Task data:
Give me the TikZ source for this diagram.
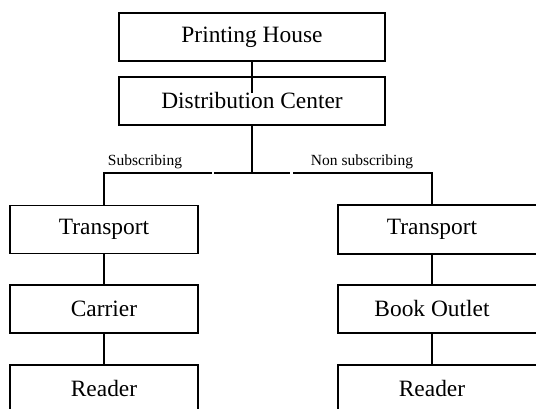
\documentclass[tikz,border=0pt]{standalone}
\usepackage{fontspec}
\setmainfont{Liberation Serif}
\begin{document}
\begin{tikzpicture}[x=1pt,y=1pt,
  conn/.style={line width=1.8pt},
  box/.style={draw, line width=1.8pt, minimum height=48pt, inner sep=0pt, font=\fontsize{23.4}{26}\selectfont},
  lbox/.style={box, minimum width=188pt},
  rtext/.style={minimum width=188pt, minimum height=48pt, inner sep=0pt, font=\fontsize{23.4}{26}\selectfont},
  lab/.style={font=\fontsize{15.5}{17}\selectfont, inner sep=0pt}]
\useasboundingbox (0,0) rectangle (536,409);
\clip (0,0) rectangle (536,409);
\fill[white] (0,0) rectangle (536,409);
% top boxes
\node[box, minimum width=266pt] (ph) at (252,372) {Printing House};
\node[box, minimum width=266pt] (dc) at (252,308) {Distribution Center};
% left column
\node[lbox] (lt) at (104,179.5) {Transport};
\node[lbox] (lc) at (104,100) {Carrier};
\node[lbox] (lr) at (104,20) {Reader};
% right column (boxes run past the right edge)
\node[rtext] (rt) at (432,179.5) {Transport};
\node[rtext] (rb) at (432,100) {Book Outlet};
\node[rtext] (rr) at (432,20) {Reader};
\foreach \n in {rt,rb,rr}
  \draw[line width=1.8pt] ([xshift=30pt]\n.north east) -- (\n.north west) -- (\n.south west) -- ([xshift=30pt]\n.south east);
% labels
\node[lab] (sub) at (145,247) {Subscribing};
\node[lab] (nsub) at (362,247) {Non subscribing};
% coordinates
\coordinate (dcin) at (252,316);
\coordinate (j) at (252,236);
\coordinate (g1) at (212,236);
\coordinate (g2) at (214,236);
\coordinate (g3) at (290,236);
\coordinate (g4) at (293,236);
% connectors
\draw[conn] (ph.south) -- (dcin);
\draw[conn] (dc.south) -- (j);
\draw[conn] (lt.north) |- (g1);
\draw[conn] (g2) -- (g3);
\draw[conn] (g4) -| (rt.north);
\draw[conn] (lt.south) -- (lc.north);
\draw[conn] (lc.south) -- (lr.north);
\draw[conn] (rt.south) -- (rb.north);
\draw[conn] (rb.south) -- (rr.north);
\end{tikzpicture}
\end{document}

* * *

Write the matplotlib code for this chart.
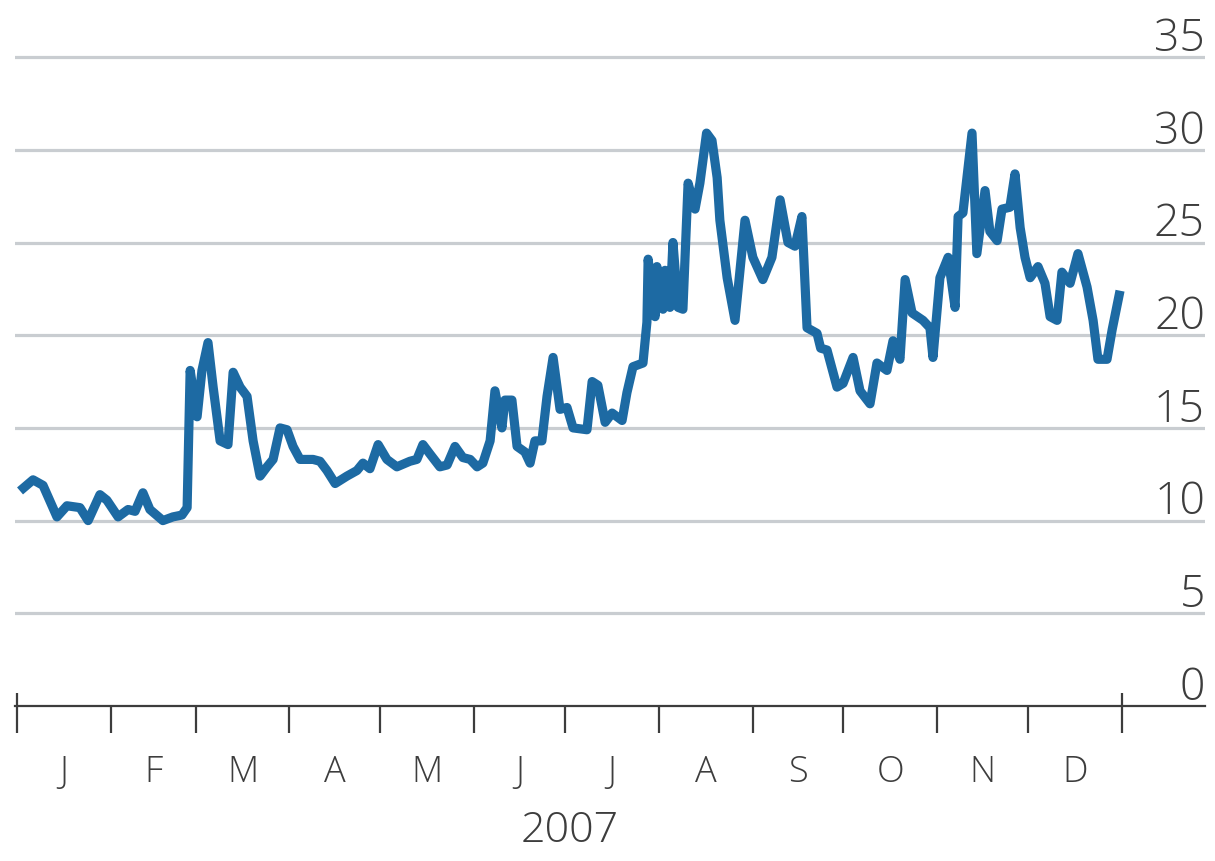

What you will do: Identify the lines that contain the string "this", and copy every one of them.

Exercise solution:
Give me the TikZ source for this diagram.
Write the matplotlib code for this chart.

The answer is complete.